### Data extract
* Start *

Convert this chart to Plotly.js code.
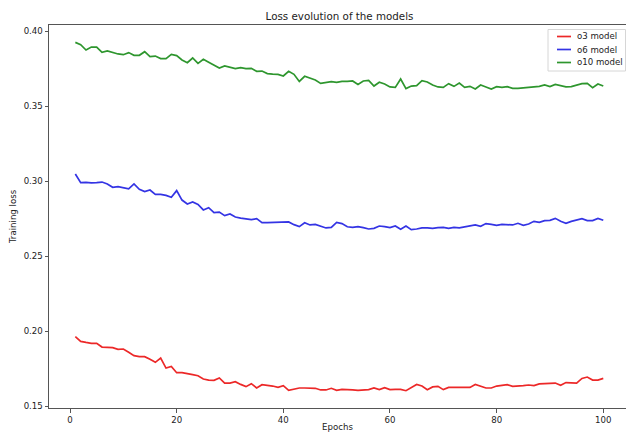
<!DOCTYPE html>
<html>
<head>
<meta charset="utf-8">
<script src="https://cdn.plot.ly/plotly-3.0.1.min.js"></script>
<style>html,body{margin:0;padding:0;background:#fff;}#chart{width:626px;height:432px;}</style>
</head>
<body>
<div id="chart"></div>
<script>
var epochs = [1,2,3,4,5,6,7,8,9,10,11,12,13,14,15,16,17,18,19,20,21,22,23,24,25,26,27,28,29,30,31,32,33,34,35,36,37,38,39,40,41,42,43,44,45,46,47,48,49,50,51,52,53,54,55,56,57,58,59,60,61,62,63,64,65,66,67,68,69,70,71,72,73,74,75,76,77,78,79,80,81,82,83,84,85,86,87,88,89,90,91,92,93,94,95,96,97,98,99,100];

var o3Loss = [0.1962,0.1931,0.1924,0.1918,0.1918,0.1893,0.1891,0.1889,0.1878,0.1880,
0.1858,0.1836,0.1829,0.1829,0.1811,0.1791,0.1820,0.1753,0.1764,0.1722,
0.1722,0.1718,0.1709,0.1702,0.1680,0.1673,0.1671,0.1687,0.1653,0.1653,
0.1662,0.1644,0.1629,0.1649,0.1620,0.1642,0.1638,0.1633,0.1624,0.1636,
0.1604,0.1613,0.1620,0.1620,0.1620,0.1618,0.1607,0.1607,0.1618,0.1604,
0.1611,0.1611,0.1607,0.1604,0.1609,0.1609,0.1620,0.1609,0.1622,0.1609,
0.1611,0.1611,0.1602,0.1622,0.1644,0.1633,0.1609,0.1627,0.1631,0.1609,
0.1624,0.1624,0.1624,0.1624,0.1624,0.1644,0.1631,0.1620,0.1620,0.1633,
0.1638,0.1642,0.1631,0.1636,0.1636,0.1640,0.1636,0.1647,0.1651,0.1651,
0.1653,0.1638,0.1656,0.1653,0.1653,0.1684,0.1693,0.1673,0.1673,0.1684];

var o6Loss = [0.3047,0.2989,0.2991,0.2987,0.2989,0.2993,0.2980,0.2958,0.2962,0.2956,
0.2947,0.2980,0.2944,0.2929,0.2940,0.2911,0.2911,0.2904,0.2891,0.2936,
0.2873,0.2847,0.2860,0.2844,0.2807,0.2822,0.2789,0.2793,0.2769,0.2780,
0.2760,0.2753,0.2747,0.2742,0.2749,0.2722,0.2722,0.2724,0.2727,0.2724,
0.2727,0.2709,0.2696,0.2722,0.2707,0.2711,0.2698,0.2687,0.2691,0.2724,
0.2716,0.2695,0.2691,0.2696,0.2689,0.2680,0.2684,0.2700,0.2696,0.2689,
0.2700,0.2678,0.2700,0.2676,0.2680,0.2687,0.2687,0.2684,0.2689,0.2691,
0.2684,0.2691,0.2687,0.2693,0.2700,0.2707,0.2698,0.2716,0.2711,0.2704,
0.2711,0.2709,0.2707,0.2718,0.2704,0.2713,0.2731,0.2724,0.2736,0.2738,
0.2751,0.2731,0.2718,0.2731,0.2740,0.2749,0.2736,0.2736,0.2751,0.2738];

var o10Loss = [0.3924,0.3909,0.3873,0.3893,0.3893,0.3858,0.3867,0.3856,0.3847,0.3842,
0.3856,0.3838,0.3838,0.3862,0.3829,0.3833,0.3816,0.3816,0.3844,0.3836,
0.3807,0.3789,0.3820,0.3784,0.3811,0.3791,0.3773,0.3753,0.3767,0.3756,
0.3749,0.3756,0.3749,0.3751,0.3731,0.3733,0.3716,0.3713,0.3711,0.3700,
0.3731,0.3711,0.3664,0.3698,0.3687,0.3673,0.3651,0.3658,0.3662,0.3658,
0.3664,0.3664,0.3667,0.3644,0.3667,0.3671,0.3633,0.3658,0.3647,0.3627,
0.3624,0.3680,0.3616,0.3633,0.3636,0.3669,0.3660,0.3640,0.3627,0.3624,
0.3649,0.3631,0.3653,0.3624,0.3631,0.3613,0.3640,0.3627,0.3613,0.3629,
0.3624,0.3629,0.3618,0.3618,0.3620,0.3622,0.3624,0.3631,0.3640,0.3629,
0.3644,0.3636,0.3627,0.3629,0.3638,0.3649,0.3651,0.3622,0.3647,0.3633];

var seriesNames = ["o3 model", "o6 model", "o10 model"];
var seriesColors = ["rgb(236,40,40)", "rgb(52,52,228)", "rgb(46,150,46)"];
var seriesValues = [o3Loss, o6Loss, o10Loss];

var xTickVals = [0, 20, 40, 60, 80, 100];
var yTickVals = [0.15, 0.20, 0.25, 0.30, 0.35, 0.40];

var chartTitle = "Loss evolution of the models";
var xTitle = "Epochs";
var yTitle = "Training loss";

// plot-area geometry (pixels)
var W = 626, H = 432, L = 49, R = 0, T = 25, B = 24;
var pw = W - L - R, ph = H - T - B;
function px2x(px) { return (px - L) / pw; }
function py2y(py) { return (H - B - py) / ph; }

var traces = seriesNames.map(function (n, i) {
  return {
    x: epochs, y: seriesValues[i], type: "scatter", mode: "lines", name: n,
    line: {color: seriesColors[i], width: 1.7}, showlegend: false
  };
});

// legend drawn manually to match the compact matplotlib legend
var shapes = [{
  type: "rect", xref: "paper", yref: "paper",
  x0: px2x(548), x1: px2x(625.5), y0: py2y(71), y1: py2y(29.5),
  line: {color: "#d6d6d6", width: 1}, fillcolor: "rgba(255,255,255,0.85)", layer: "above"
}];
var annotations = [];
var entryY = [36.5, 49.5, 62.5];
seriesNames.forEach(function (n, i) {
  shapes.push({
    type: "line", xref: "paper", yref: "paper",
    x0: px2x(557), x1: px2x(571), y0: py2y(entryY[i]), y1: py2y(entryY[i]),
    line: {color: seriesColors[i], width: 1.7}, layer: "above"
  });
  annotations.push({
    xref: "paper", yref: "paper", x: px2x(575), y: py2y(entryY[i]),
    xanchor: "left", yanchor: "middle", showarrow: false, text: n,
    font: {family: "DejaVu Sans", size: 8.6, color: "#222"}
  });
});

var axisCommon = {
  showgrid: false, zeroline: false, showline: true, linecolor: "#555", linewidth: 1,
  ticks: "outside", ticklen: 3.5, tickwidth: 1, tickcolor: "#555",
  tickfont: {family: "DejaVu Sans", size: 8.6, color: "#222"}
};

var layout = {
  width: W, height: H,
  margin: {l: L, r: R, t: T, b: B, pad: 0},
  paper_bgcolor: "#fff", plot_bgcolor: "#fff",
  showlegend: false,
  title: {
    text: chartTitle, font: {family: "DejaVu Sans", size: 10.3, color: "#222"},
    xref: "paper", x: px2x(339.5), xanchor: "center",
    yref: "container", y: 1 - 16 / H, yanchor: "middle"
  },
  xaxis: Object.assign({}, axisCommon, {
    range: [-3.94, 104.26], tickmode: "array", tickvals: xTickVals,
    ticktext: xTickVals.map(String), mirror: true,
    title: {text: xTitle, font: {family: "DejaVu Sans", size: 8.6, color: "#222"}, standoff: 7}
  }),
  yaxis: Object.assign({}, axisCommon, {
    range: [0.14867, 0.404], tickmode: "array", tickvals: yTickVals,
    ticktext: yTickVals.map(function (v) { return v.toFixed(2); }),
    title: {text: yTitle, font: {family: "DejaVu Sans", size: 8.6, color: "#222"}, standoff: 5}
  }),
  shapes: shapes, annotations: annotations
};

Plotly.newPlot("chart", traces, layout, {displayModeBar: false, staticPlot: true});
</script>
</body>
</html>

* End *

### Aim of the task
Reproduce the data verbatim. Do not carry any picture into the copy.

### Solved exercise
Convert this chart to Plotly.js code.
<!DOCTYPE html>
<html>
<head>
<meta charset="utf-8">
<script src="https://cdn.plot.ly/plotly-3.0.1.min.js"></script>
<style>html,body{margin:0;padding:0;background:#fff;}#chart{width:626px;height:432px;}</style>
</head>
<body>
<div id="chart"></div>
<script>
var epochs = [1,2,3,4,5,6,7,8,9,10,11,12,13,14,15,16,17,18,19,20,21,22,23,24,25,26,27,28,29,30,31,32,33,34,35,36,37,38,39,40,41,42,43,44,45,46,47,48,49,50,51,52,53,54,55,56,57,58,59,60,61,62,63,64,65,66,67,68,69,70,71,72,73,74,75,76,77,78,79,80,81,82,83,84,85,86,87,88,89,90,91,92,93,94,95,96,97,98,99,100];

var o3Loss = [0.1962,0.1931,0.1924,0.1918,0.1918,0.1893,0.1891,0.1889,0.1878,0.1880,
0.1858,0.1836,0.1829,0.1829,0.1811,0.1791,0.1820,0.1753,0.1764,0.1722,
0.1722,0.1718,0.1709,0.1702,0.1680,0.1673,0.1671,0.1687,0.1653,0.1653,
0.1662,0.1644,0.1629,0.1649,0.1620,0.1642,0.1638,0.1633,0.1624,0.1636,
0.1604,0.1613,0.1620,0.1620,0.1620,0.1618,0.1607,0.1607,0.1618,0.1604,
0.1611,0.1611,0.1607,0.1604,0.1609,0.1609,0.1620,0.1609,0.1622,0.1609,
0.1611,0.1611,0.1602,0.1622,0.1644,0.1633,0.1609,0.1627,0.1631,0.1609,
0.1624,0.1624,0.1624,0.1624,0.1624,0.1644,0.1631,0.1620,0.1620,0.1633,
0.1638,0.1642,0.1631,0.1636,0.1636,0.1640,0.1636,0.1647,0.1651,0.1651,
0.1653,0.1638,0.1656,0.1653,0.1653,0.1684,0.1693,0.1673,0.1673,0.1684];

var o6Loss = [0.3047,0.2989,0.2991,0.2987,0.2989,0.2993,0.2980,0.2958,0.2962,0.2956,
0.2947,0.2980,0.2944,0.2929,0.2940,0.2911,0.2911,0.2904,0.2891,0.2936,
0.2873,0.2847,0.2860,0.2844,0.2807,0.2822,0.2789,0.2793,0.2769,0.2780,
0.2760,0.2753,0.2747,0.2742,0.2749,0.2722,0.2722,0.2724,0.2727,0.2724,
0.2727,0.2709,0.2696,0.2722,0.2707,0.2711,0.2698,0.2687,0.2691,0.2724,
0.2716,0.2695,0.2691,0.2696,0.2689,0.2680,0.2684,0.2700,0.2696,0.2689,
0.2700,0.2678,0.2700,0.2676,0.2680,0.2687,0.2687,0.2684,0.2689,0.2691,
0.2684,0.2691,0.2687,0.2693,0.2700,0.2707,0.2698,0.2716,0.2711,0.2704,
0.2711,0.2709,0.2707,0.2718,0.2704,0.2713,0.2731,0.2724,0.2736,0.2738,
0.2751,0.2731,0.2718,0.2731,0.2740,0.2749,0.2736,0.2736,0.2751,0.2738];

var o10Loss = [0.3924,0.3909,0.3873,0.3893,0.3893,0.3858,0.3867,0.3856,0.3847,0.3842,
0.3856,0.3838,0.3838,0.3862,0.3829,0.3833,0.3816,0.3816,0.3844,0.3836,
0.3807,0.3789,0.3820,0.3784,0.3811,0.3791,0.3773,0.3753,0.3767,0.3756,
0.3749,0.3756,0.3749,0.3751,0.3731,0.3733,0.3716,0.3713,0.3711,0.3700,
0.3731,0.3711,0.3664,0.3698,0.3687,0.3673,0.3651,0.3658,0.3662,0.3658,
0.3664,0.3664,0.3667,0.3644,0.3667,0.3671,0.3633,0.3658,0.3647,0.3627,
0.3624,0.3680,0.3616,0.3633,0.3636,0.3669,0.3660,0.3640,0.3627,0.3624,
0.3649,0.3631,0.3653,0.3624,0.3631,0.3613,0.3640,0.3627,0.3613,0.3629,
0.3624,0.3629,0.3618,0.3618,0.3620,0.3622,0.3624,0.3631,0.3640,0.3629,
0.3644,0.3636,0.3627,0.3629,0.3638,0.3649,0.3651,0.3622,0.3647,0.3633];

var seriesNames = ["o3 model", "o6 model", "o10 model"];
var seriesColors = ["rgb(236,40,40)", "rgb(52,52,228)", "rgb(46,150,46)"];
var seriesValues = [o3Loss, o6Loss, o10Loss];

var xTickVals = [0, 20, 40, 60, 80, 100];
var yTickVals = [0.15, 0.20, 0.25, 0.30, 0.35, 0.40];

var chartTitle = "Loss evolution of the models";
var xTitle = "Epochs";
var yTitle = "Training loss";

// plot-area geometry (pixels)
var W = 626, H = 432, L = 49, R = 0, T = 25, B = 24;
var pw = W - L - R, ph = H - T - B;
function px2x(px) { return (px - L) / pw; }
function py2y(py) { return (H - B - py) / ph; }

var traces = seriesNames.map(function (n, i) {
  return {
    x: epochs, y: seriesValues[i], type: "scatter", mode: "lines", name: n,
    line: {color: seriesColors[i], width: 1.7}, showlegend: false
  };
});

// legend drawn manually to match the compact matplotlib legend
var shapes = [{
  type: "rect", xref: "paper", yref: "paper",
  x0: px2x(548), x1: px2x(625.5), y0: py2y(71), y1: py2y(29.5),
  line: {color: "#d6d6d6", width: 1}, fillcolor: "rgba(255,255,255,0.85)", layer: "above"
}];
var annotations = [];
var entryY = [36.5, 49.5, 62.5];
seriesNames.forEach(function (n, i) {
  shapes.push({
    type: "line", xref: "paper", yref: "paper",
    x0: px2x(557), x1: px2x(571), y0: py2y(entryY[i]), y1: py2y(entryY[i]),
    line: {color: seriesColors[i], width: 1.7}, layer: "above"
  });
  annotations.push({
    xref: "paper", yref: "paper", x: px2x(575), y: py2y(entryY[i]),
    xanchor: "left", yanchor: "middle", showarrow: false, text: n,
    font: {family: "DejaVu Sans", size: 8.6, color: "#222"}
  });
});

var axisCommon = {
  showgrid: false, zeroline: false, showline: true, linecolor: "#555", linewidth: 1,
  ticks: "outside", ticklen: 3.5, tickwidth: 1, tickcolor: "#555",
  tickfont: {family: "DejaVu Sans", size: 8.6, color: "#222"}
};

var layout = {
  width: W, height: H,
  margin: {l: L, r: R, t: T, b: B, pad: 0},
  paper_bgcolor: "#fff", plot_bgcolor: "#fff",
  showlegend: false,
  title: {
    text: chartTitle, font: {family: "DejaVu Sans", size: 10.3, color: "#222"},
    xref: "paper", x: px2x(339.5), xanchor: "center",
    yref: "container", y: 1 - 16 / H, yanchor: "middle"
  },
  xaxis: Object.assign({}, axisCommon, {
    range: [-3.94, 104.26], tickmode: "array", tickvals: xTickVals,
    ticktext: xTickVals.map(String), mirror: true,
    title: {text: xTitle, font: {family: "DejaVu Sans", size: 8.6, color: "#222"}, standoff: 7}
  }),
  yaxis: Object.assign({}, axisCommon, {
    range: [0.14867, 0.404], tickmode: "array", tickvals: yTickVals,
    ticktext: yTickVals.map(function (v) { return v.toFixed(2); }),
    title: {text: yTitle, font: {family: "DejaVu Sans", size: 8.6, color: "#222"}, standoff: 5}
  }),
  shapes: shapes, annotations: annotations
};

Plotly.newPlot("chart", traces, layout, {displayModeBar: false, staticPlot: true});
</script>
</body>
</html>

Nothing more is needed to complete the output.